[Information shown]

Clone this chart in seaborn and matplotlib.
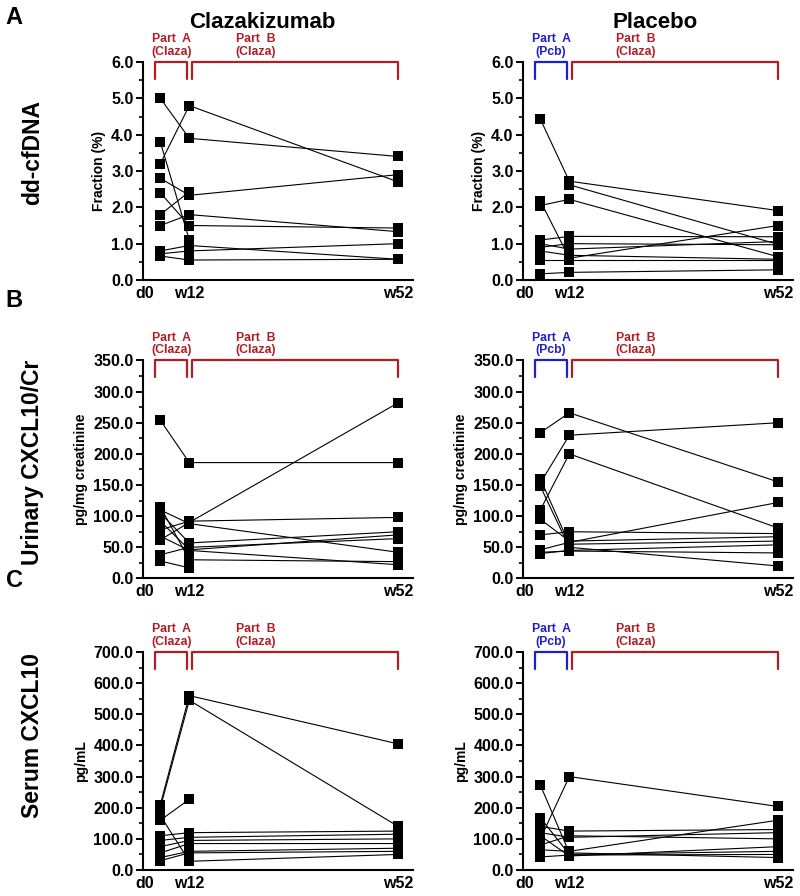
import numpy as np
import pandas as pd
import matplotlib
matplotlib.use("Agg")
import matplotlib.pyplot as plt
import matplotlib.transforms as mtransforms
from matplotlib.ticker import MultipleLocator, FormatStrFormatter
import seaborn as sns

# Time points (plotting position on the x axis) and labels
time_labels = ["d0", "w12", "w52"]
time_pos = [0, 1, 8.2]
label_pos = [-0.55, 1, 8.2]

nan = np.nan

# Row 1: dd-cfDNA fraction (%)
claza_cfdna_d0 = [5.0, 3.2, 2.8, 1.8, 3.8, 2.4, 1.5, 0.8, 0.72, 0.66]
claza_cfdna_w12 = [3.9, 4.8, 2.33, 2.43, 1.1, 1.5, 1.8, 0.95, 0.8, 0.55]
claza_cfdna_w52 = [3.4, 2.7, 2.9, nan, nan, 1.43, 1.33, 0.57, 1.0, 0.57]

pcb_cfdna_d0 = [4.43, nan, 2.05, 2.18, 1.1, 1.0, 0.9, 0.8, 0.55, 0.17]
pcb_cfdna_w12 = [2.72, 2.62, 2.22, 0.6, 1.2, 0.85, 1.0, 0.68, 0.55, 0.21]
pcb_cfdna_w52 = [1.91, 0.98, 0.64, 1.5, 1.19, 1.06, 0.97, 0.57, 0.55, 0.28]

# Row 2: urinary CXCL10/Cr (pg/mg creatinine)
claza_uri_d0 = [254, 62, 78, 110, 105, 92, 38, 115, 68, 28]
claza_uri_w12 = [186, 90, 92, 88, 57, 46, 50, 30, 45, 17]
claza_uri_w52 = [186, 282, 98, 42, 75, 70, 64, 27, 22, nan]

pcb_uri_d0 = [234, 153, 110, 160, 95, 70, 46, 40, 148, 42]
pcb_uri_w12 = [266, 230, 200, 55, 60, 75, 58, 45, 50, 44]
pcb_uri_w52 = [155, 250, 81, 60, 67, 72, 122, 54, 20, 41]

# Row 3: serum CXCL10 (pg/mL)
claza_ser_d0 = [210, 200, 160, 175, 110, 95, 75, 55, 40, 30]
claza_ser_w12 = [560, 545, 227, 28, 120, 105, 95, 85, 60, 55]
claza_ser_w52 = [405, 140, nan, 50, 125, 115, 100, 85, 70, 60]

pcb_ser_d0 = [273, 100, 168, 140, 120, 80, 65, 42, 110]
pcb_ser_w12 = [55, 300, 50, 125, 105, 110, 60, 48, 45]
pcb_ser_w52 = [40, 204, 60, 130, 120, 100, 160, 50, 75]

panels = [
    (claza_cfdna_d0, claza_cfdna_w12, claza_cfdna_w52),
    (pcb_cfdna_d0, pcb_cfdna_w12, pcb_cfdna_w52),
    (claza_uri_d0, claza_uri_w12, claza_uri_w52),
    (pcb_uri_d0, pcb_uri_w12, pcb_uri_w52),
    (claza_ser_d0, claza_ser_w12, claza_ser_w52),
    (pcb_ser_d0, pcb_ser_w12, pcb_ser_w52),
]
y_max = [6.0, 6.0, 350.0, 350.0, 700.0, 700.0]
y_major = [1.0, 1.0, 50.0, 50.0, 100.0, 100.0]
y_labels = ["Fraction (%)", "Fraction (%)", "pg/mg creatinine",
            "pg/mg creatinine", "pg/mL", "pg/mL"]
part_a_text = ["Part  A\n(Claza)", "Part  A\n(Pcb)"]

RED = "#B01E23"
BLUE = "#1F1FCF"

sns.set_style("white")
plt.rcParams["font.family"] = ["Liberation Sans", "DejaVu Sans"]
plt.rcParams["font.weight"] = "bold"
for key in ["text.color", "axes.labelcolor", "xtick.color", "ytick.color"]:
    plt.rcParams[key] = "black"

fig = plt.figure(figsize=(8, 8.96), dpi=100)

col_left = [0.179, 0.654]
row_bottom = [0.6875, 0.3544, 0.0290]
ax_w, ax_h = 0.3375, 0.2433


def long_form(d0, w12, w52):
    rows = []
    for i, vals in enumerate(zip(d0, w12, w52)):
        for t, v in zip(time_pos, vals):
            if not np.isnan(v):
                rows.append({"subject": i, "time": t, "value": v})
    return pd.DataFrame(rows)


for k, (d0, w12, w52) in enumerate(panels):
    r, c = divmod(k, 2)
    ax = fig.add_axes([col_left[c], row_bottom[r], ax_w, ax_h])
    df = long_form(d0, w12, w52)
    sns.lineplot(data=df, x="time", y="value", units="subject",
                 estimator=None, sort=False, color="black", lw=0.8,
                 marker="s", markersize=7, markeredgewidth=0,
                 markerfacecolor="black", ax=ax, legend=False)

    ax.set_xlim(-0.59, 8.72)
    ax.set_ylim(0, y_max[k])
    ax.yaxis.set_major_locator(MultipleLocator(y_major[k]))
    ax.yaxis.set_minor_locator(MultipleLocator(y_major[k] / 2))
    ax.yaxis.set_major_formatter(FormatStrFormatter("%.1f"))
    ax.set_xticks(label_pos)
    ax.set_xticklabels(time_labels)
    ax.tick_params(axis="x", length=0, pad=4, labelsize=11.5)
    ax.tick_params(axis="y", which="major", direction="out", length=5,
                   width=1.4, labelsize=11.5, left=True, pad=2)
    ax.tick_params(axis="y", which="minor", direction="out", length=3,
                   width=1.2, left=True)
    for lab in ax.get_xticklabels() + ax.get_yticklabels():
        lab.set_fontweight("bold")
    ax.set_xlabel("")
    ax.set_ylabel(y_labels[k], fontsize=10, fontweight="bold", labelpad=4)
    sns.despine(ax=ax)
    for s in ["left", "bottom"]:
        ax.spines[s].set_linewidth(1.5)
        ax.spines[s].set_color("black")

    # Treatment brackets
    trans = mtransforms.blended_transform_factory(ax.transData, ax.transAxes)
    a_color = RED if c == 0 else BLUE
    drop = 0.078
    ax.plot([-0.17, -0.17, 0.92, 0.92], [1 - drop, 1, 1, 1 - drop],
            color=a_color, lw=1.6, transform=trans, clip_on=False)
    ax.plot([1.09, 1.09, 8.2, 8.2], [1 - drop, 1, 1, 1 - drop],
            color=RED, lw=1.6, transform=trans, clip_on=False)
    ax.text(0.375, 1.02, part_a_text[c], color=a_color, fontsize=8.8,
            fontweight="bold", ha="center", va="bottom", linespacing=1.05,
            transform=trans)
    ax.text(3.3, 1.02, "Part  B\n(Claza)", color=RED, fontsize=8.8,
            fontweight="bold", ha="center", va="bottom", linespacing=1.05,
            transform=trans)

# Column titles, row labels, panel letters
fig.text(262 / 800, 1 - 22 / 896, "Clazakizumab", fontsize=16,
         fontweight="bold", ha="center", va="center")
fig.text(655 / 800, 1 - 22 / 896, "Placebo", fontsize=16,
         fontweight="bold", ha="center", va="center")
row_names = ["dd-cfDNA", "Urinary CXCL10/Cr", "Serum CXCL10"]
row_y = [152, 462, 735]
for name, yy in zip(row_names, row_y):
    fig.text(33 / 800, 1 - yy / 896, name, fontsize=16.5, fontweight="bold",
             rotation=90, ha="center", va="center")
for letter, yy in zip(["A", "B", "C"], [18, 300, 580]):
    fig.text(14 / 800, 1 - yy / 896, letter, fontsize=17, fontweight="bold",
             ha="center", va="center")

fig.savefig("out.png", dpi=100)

[Task] Repeat, exactly and in full, each line from the start of the data to the line that contains "27, 22, nan]". Pictures do not go in.

[Result for this task]
Clone this chart in seaborn and matplotlib.
import numpy as np
import pandas as pd
import matplotlib
matplotlib.use("Agg")
import matplotlib.pyplot as plt
import matplotlib.transforms as mtransforms
from matplotlib.ticker import MultipleLocator, FormatStrFormatter
import seaborn as sns

# Time points (plotting position on the x axis) and labels
time_labels = ["d0", "w12", "w52"]
time_pos = [0, 1, 8.2]
label_pos = [-0.55, 1, 8.2]

nan = np.nan

# Row 1: dd-cfDNA fraction (%)
claza_cfdna_d0 = [5.0, 3.2, 2.8, 1.8, 3.8, 2.4, 1.5, 0.8, 0.72, 0.66]
claza_cfdna_w12 = [3.9, 4.8, 2.33, 2.43, 1.1, 1.5, 1.8, 0.95, 0.8, 0.55]
claza_cfdna_w52 = [3.4, 2.7, 2.9, nan, nan, 1.43, 1.33, 0.57, 1.0, 0.57]

pcb_cfdna_d0 = [4.43, nan, 2.05, 2.18, 1.1, 1.0, 0.9, 0.8, 0.55, 0.17]
pcb_cfdna_w12 = [2.72, 2.62, 2.22, 0.6, 1.2, 0.85, 1.0, 0.68, 0.55, 0.21]
pcb_cfdna_w52 = [1.91, 0.98, 0.64, 1.5, 1.19, 1.06, 0.97, 0.57, 0.55, 0.28]

# Row 2: urinary CXCL10/Cr (pg/mg creatinine)
claza_uri_d0 = [254, 62, 78, 110, 105, 92, 38, 115, 68, 28]
claza_uri_w12 = [186, 90, 92, 88, 57, 46, 50, 30, 45, 17]
claza_uri_w52 = [186, 282, 98, 42, 75, 70, 64, 27, 22, nan]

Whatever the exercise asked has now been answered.